▶ _Short task_: In the lines below, output everything from the first line through the line containing "const priceStep = 0.001;" exactly as it is. Pictures are not part of the output.

=== Information provided ===

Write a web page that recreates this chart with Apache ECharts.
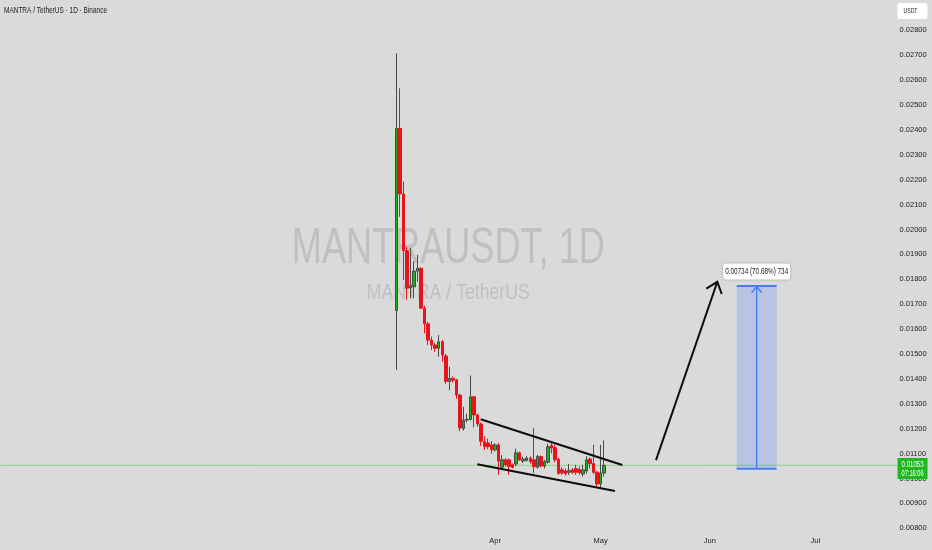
<!DOCTYPE html>
<html><head><meta charset="utf-8">
<script src="https://cdn.jsdelivr.net/npm/echarts@6/dist/echarts.min.js"></script>
<style>html,body{margin:0;padding:0;background:#dadada}#chart{width:932px;height:550px}</style>
</head><body><div id="chart"></div>
<script>
const FONT = '"Liberation Sans", Arial, sans-serif';

// ---- axis definition ----
const axisStart = '2024-11-12';
const axisDays = 253;
const monthTicks = ['2025-04-01', '2025-05-01', '2025-06-01', '2025-07-01'];
const monthLabels = ['Apr', 'May', 'Jun', 'Jul'];
const priceMin = 0.008;
const priceMax = 0.028;
const priceStep = 0.001;

// ---- daily candles (MANTRA / TetherUS, 1D) ----
const firstCandle = '2025-03-04';
const opens = [0.01674,0.02406,0.02143,0.01915,0.01766,0.01770,0.01833,0.01844,0.01684,0.01621,
  0.01556,0.01536,0.01523,0.01549,0.01492,0.01390,0.01402,0.01396,0.01335,0.01201,
  0.01235,0.01237,0.01328,0.01255,0.01219,0.01148,0.01143,0.01135,0.01115,0.01135,
  0.01045,0.01075,0.01075,0.01055,0.01058,0.01103,0.01070,0.01073,0.01082,0.01075,
  0.01045,0.01088,0.01050,0.01065,0.01133,0.01124,0.01077,0.01035,0.01030,0.01025,
  0.01035,0.01040,0.01036,0.01018,0.01030,0.01078,0.01060,0.01025,0.00978,0.01022];
const closes = [0.02406,0.02143,0.01915,0.01764,0.01774,0.01833,0.01844,0.01684,0.01621,0.01556,
  0.01536,0.01523,0.01549,0.01496,0.01390,0.01402,0.01395,0.01335,0.01203,0.01235,
  0.01238,0.01328,0.01255,0.01219,0.01150,0.01128,0.01128,0.01115,0.01135,0.01070,
  0.01075,0.01055,0.01048,0.01045,0.01103,0.01075,0.01078,0.01082,0.01068,0.01047,
  0.01088,0.01050,0.01068,0.01128,0.01122,0.01075,0.01021,0.01022,0.01020,0.01032,
  0.01024,0.01025,0.01023,0.01035,0.01075,0.01060,0.01025,0.00978,0.01022,0.01053];
const lows = [0.01436,0.02051,0.01797,0.01717,0.01725,0.01724,0.01790,0.01680,0.01583,0.01536,
  0.01516,0.01509,0.01489,0.01469,0.01380,0.01355,0.01385,0.01320,0.01190,0.01192,
  0.01225,0.01233,0.01205,0.01208,0.01131,0.01115,0.01118,0.01100,0.01108,0.01015,
  0.01035,0.01048,0.01015,0.01040,0.01050,0.01070,0.01062,0.01068,0.01060,0.01022,
  0.01040,0.01045,0.01040,0.01060,0.01101,0.01065,0.01015,0.01015,0.01012,0.01014,
  0.01018,0.01015,0.01015,0.01008,0.01020,0.01040,0.01018,0.00965,0.00960,0.01008];
const highs = [0.02708,0.02567,0.02192,0.01931,0.01926,0.01871,0.01898,0.01848,0.01694,0.01630,
  0.01570,0.01545,0.01576,0.01556,0.01500,0.01449,0.01410,0.01400,0.01340,0.01288,
  0.01260,0.01414,0.01332,0.01260,0.01225,0.01170,0.01160,0.01150,0.01142,0.01142,
  0.01094,0.01082,0.01080,0.01060,0.01120,0.01108,0.01088,0.01090,0.01088,0.01203,
  0.01095,0.01092,0.01075,0.01140,0.01148,0.01135,0.01085,0.01045,0.01040,0.01058,
  0.01042,0.01055,0.01048,0.01055,0.01090,0.01085,0.01135,0.01030,0.01135,0.01153];
const countdown = '07:16:06';

// ---- drawings: [days from first candle, price] ----
const upperTrend = [[23.92, 0.01238], [64.15, 0.01054]];
const lowerTrend = [[22.95, 0.01057], [62.07, 0.00950]];
const targetArrow = [[73.72, 0.01074], [91.14, 0.01790]];
const projectionDays = [96.65, 108.0];
const projectionPrices = [0.01039, 0.01773];
const projectionLabel = '0.00734 (70.68%) 734';

const titleText = 'MANTRA / TetherUS · 1D · Binance';
const watermarkMain = 'MANTRAUSDT, 1D';
const watermarkSub = 'MANTRA / TetherUS';
const currencyText = 'USDT';

// ---- build ----
const dayMs = 86400000;
const startMs = Date.parse(axisStart + 'T00:00:00Z');
const categories = Array.from({length: axisDays}, (_, i) => new Date(startMs + i * dayMs).toISOString().slice(0, 10));
const candleOffset = Math.round((Date.parse(firstCandle + 'T00:00:00Z') - startMs) / dayMs);
const candleData = opens.map((o, i) => [categories[candleOffset + i], o, closes[i], lows[i], highs[i]]);
const lastClose = closes[closes.length - 1];

const measureCtx = document.createElement('canvas').getContext('2d');
function textWidth(t, size) { measureCtx.font = size + 'px ' + FONT; return measureCtx.measureText(t).width; }
function fit(t, size, w) { return w / textWidth(t, size); }

function arrowHead(tail, tip, len, ang) {
  const a = Math.atan2(tail[1] - tip[1], tail[0] - tip[0]);
  return [[tip[0] + len * Math.cos(a + ang), tip[1] + len * Math.sin(a + ang)], tip,
          [tip[0] + len * Math.cos(a - ang), tip[1] + len * Math.sin(a - ang)]];
}

const chart = echarts.init(document.getElementById('chart'), null, {renderer: 'canvas'});

const bigSize = 50.3, subSize = 22, smallSize = 8;
const option = {
  backgroundColor: '#dadada',
  animation: false,
  grid: {left: 0.5, right: 40.94, top: 30.3, bottom: 21.7, containLabel: false, outerBoundsMode: 'none'},
  xAxis: [{
    type: 'category', data: categories, boundaryGap: true,
    axisLine: {show: false}, axisTick: {show: false}, splitLine: {show: false},
    axisLabel: {
      interval: (i, v) => monthTicks.indexOf(v) >= 0,
      formatter: v => { const k = monthTicks.indexOf(v); return k >= 0 ? monthLabels[k] : ''; },
      color: '#222', fontSize: 7.5, fontFamily: FONT, margin: 8.5
    }
  }, {
    type: 'value', min: -0.5, max: axisDays - 0.5, show: false
  }],
  yAxis: {
    type: 'value', position: 'right', min: priceMin, max: priceMax, interval: priceStep,
    axisLine: {show: false}, axisTick: {show: false}, splitLine: {show: false},
    axisLabel: {formatter: v => v.toFixed(5), color: '#222', fontSize: 7.5, fontFamily: FONT, margin: 8.5,
      showMinLabel: true, showMaxLabel: true}
  },
  graphic: [
    {type: 'text', x: 4, y: 10.5, z: 10, scaleX: fit(titleText, smallSize + 0.5, 103),
      style: {text: titleText, fill: '#1a1a1a', fontSize: smallSize + 0.5, fontFamily: FONT, align: 'left', verticalAlign: 'middle'}},
    {type: 'text', x: 448.3, y: 248.7, z: 0, scaleX: fit(watermarkMain, bigSize, 313),
      style: {text: watermarkMain, fill: '#c0c0c0', fontSize: bigSize, fontFamily: FONT, align: 'center', verticalAlign: 'middle'}},
    {type: 'text', x: 448.3, y: 292.9, z: 0, scaleX: fit(watermarkSub, subSize, 163),
      style: {text: watermarkSub, fill: '#c0c0c0', fontSize: subSize, fontFamily: FONT, align: 'center', verticalAlign: 'middle'}},
    {type: 'rect', shape: {x: 897.5, y: 3, width: 30, height: 16, r: 2}, z: 10, style: {fill: '#ffffff'}},
    {type: 'text', x: 910.5, y: 11, z: 11, scaleX: fit(currencyText, 8, 14),
      style: {text: currencyText, fill: '#222', fontSize: 8, fontFamily: FONT, align: 'center', verticalAlign: 'middle'}}
  ],
  series: [{
    type: 'custom',
    xAxisIndex: 1, yAxisIndex: 0,
    data: [[0, lastClose]],
    clip: false, silent: true, z: 1,
    renderItem: function (params, api) {
      const cs = params.coordSys;
      const y = api.coord([0, lastClose])[1];
      return {type: 'line', shape: {x1: cs.x, y1: y, x2: cs.x + cs.width + 6, y2: y}, style: {stroke: '#8fd48f', lineWidth: 1}};
    }
  }, {
    type: 'candlestick',
    xAxisIndex: 0, yAxisIndex: 0,
    data: candleData,
    encode: {x: 0, y: [1, 2, 3, 4]},
    barWidth: 3,
    z: 3,
    itemStyle: {color: '#1fb01f', color0: '#e8141c', borderColor: '#4a4a4a', borderColor0: '#e8141c', borderWidth: 1}
  }, {
    type: 'custom',
    xAxisIndex: 1, yAxisIndex: 0,
    data: [[0, lastClose]],
    clip: false, silent: true, z: 5,
    renderItem: function (params, api) {
      const P = p => api.coord([p[0] + candleOffset, p[1]]);
      const u0 = P(upperTrend[0]), u1 = P(upperTrend[1]);
      const l0 = P(lowerTrend[0]), l1 = P(lowerTrend[1]);
      const a0 = P(targetArrow[0]), a1 = P(targetArrow[1]);
      const bl = P([projectionDays[0], projectionPrices[0]]);
      const tr = P([projectionDays[1], projectionPrices[1]]);
      const mx = (bl[0] + tr[0]) / 2;
      const blue = '#4b7df2';
      return {type: 'group', children: [
        {type: 'line', shape: {x1: u0[0], y1: u0[1], x2: u1[0], y2: u1[1]}, style: {stroke: '#0d0d0d', lineWidth: 2}},
        {type: 'line', shape: {x1: l0[0], y1: l0[1], x2: l1[0], y2: l1[1]}, style: {stroke: '#0d0d0d', lineWidth: 2}},
        {type: 'line', shape: {x1: a0[0], y1: a0[1], x2: a1[0], y2: a1[1]}, style: {stroke: '#0d0d0d', lineWidth: 2}},
        {type: 'polyline', shape: {points: arrowHead(a0, a1, 13, 0.68)}, style: {stroke: '#0d0d0d', fill: null, lineWidth: 2}},
        {type: 'rect', shape: {x: bl[0], y: tr[1], width: tr[0] - bl[0], height: bl[1] - tr[1]}, style: {fill: 'rgba(41,98,255,0.18)'}},
        {type: 'line', shape: {x1: bl[0], y1: tr[1], x2: tr[0], y2: tr[1]}, style: {stroke: blue, lineWidth: 2}},
        {type: 'line', shape: {x1: bl[0], y1: bl[1], x2: tr[0], y2: bl[1]}, style: {stroke: blue, lineWidth: 2}},
        {type: 'line', shape: {x1: mx, y1: bl[1], x2: mx, y2: tr[1]}, style: {stroke: blue, lineWidth: 1.5}},
        {type: 'polyline', shape: {points: arrowHead([mx, bl[1]], [mx, tr[1] + 0.5], 8, 0.68)}, style: {stroke: blue, fill: null, lineWidth: 1.5}},
        {type: 'rect', shape: {x: mx - 33.5, y: tr[1] - 22.4, width: 67, height: 16, r: 3},
          style: {fill: '#ffffff', shadowBlur: 3, shadowColor: 'rgba(0,0,0,0.25)'}},
        {type: 'text', x: mx, y: tr[1] - 14.4, scaleX: fit(projectionLabel, smallSize + 0.5, 63),
          style: {text: projectionLabel, fill: '#222', fontSize: smallSize + 0.5, fontFamily: FONT, align: 'center', verticalAlign: 'middle'}}
      ]};
    }
  }, {
    type: 'custom',
    xAxisIndex: 1, yAxisIndex: 0,
    data: [[0, lastClose]],
    clip: false, silent: true, zlevel: 1, z: 20,
    renderItem: function (params, api) {
      const cs = params.coordSys;
      const y = api.coord([0, lastClose])[1];
      const lx = cs.x + cs.width + 6.5;
      const t1 = lastClose.toFixed(5);
      return {type: 'group', children: [
        {type: 'rect', shape: {x: lx, y: y - 7.3, width: 30, height: 21}, style: {fill: '#1fb81f'}},
        {type: 'text', x: lx + 15, y: y - 0.8, scaleX: fit(t1, smallSize + 0.5, 22),
          style: {text: t1, fill: '#fff', fontSize: smallSize + 0.5, fontFamily: FONT, align: 'center', verticalAlign: 'middle'}},
        {type: 'text', x: lx + 15, y: y + 8.2, scaleX: fit(countdown, smallSize + 0.5, 22),
          style: {text: countdown, fill: '#fff', fontSize: smallSize + 0.5, fontFamily: FONT, align: 'center', verticalAlign: 'middle'}}
      ]};
    }
  }]
};
chart.setOption(option);
</script>
</body></html>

===

▶ _Final answer_:
Write a web page that recreates this chart with Apache ECharts.
<!DOCTYPE html>
<html><head><meta charset="utf-8">
<script src="https://cdn.jsdelivr.net/npm/echarts@6/dist/echarts.min.js"></script>
<style>html,body{margin:0;padding:0;background:#dadada}#chart{width:932px;height:550px}</style>
</head><body><div id="chart"></div>
<script>
const FONT = '"Liberation Sans", Arial, sans-serif';

// ---- axis definition ----
const axisStart = '2024-11-12';
const axisDays = 253;
const monthTicks = ['2025-04-01', '2025-05-01', '2025-06-01', '2025-07-01'];
const monthLabels = ['Apr', 'May', 'Jun', 'Jul'];
const priceMin = 0.008;
const priceMax = 0.028;
const priceStep = 0.001;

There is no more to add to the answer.